Position yourself to take advantage of your light. Once again. Look up, look across, look down. Where should you be to take advantage of the light.  “You’re in my light!” was heard shouted frequently in the big house at the beach where I grew up. If you are inside in low light, secure the camera so it is rigid (tripod, pile of books, whatever)and adjust your settings for low light.  But do not stand in the light! My Dad told me where there is light there is a photograph. 

3.  Clarity. Use a tripod or as I often do,  lean your camera on the camera bag, or on a bucket, or on the side of a door, a wall, fence or the car (as long as the motor is not running) or hay bale or fence post, even a shoulder if you have a spare one lounging about.  Your camera may have a stabiliser but nothing is better than tight and still.

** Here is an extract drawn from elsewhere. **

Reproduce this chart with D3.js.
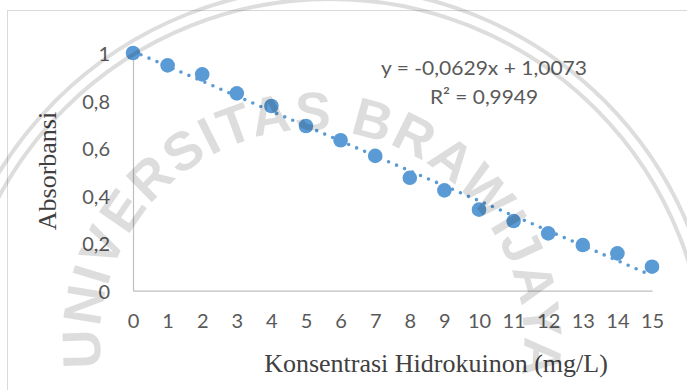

Ensure that the subject is sharp. If it is an animal or person focus on the eyes.  Wait to get your focus before you fully depress your shutter.

Release the shutter and wait for a second.  Look at what you have done. Do you need to do that again? Many shots are ruined or lost by depressing the button then running or turning.  Make sure your work is in focus  and the best you can get before you move to the next shot. (The joys of digital). Slow down.  Later, look at your shots  with a tough eye and delete, delete, delete.  Don’t waste your time on rubbish, go get the good stuff. Do it again.

I was talking to a jazz player once. I asked him how he learnt how to play this jazz with such accomplishment. He said he studied classical music in Paris (somewhere posh) and  once he knew that he had a thorough understanding of the principles of good music (and this took years), he took some of  the rules and broke them, creating his own form of jazz. But he said he could not have broken the rules in the right places without knowing the music first.

So look up, look across and look down.  Practice seeing.  And keep shooting until you start achieving your objectives.  Which means you have to think about your shot and choose an objective. 

Fear is your only enemy.  Sometimes you just have to walk around the corner, surprise a surprise subject and shoot the hell out of it and hope you get one good shot.  See above!!

So, go and buy a newspaper, find a shot you love, draw the grid and study it using Celi’s three C’s.  Then get that little old camera out of the drawer and start shooting. Then shoot some more. Every time we get something wrong, it helps us work out how to get it right next time.  So take good note of the failures, they are important learning. Then do it again.  Then show me.

And remember you do not need a fancy camera.  You just need you,  any camera and a Plan.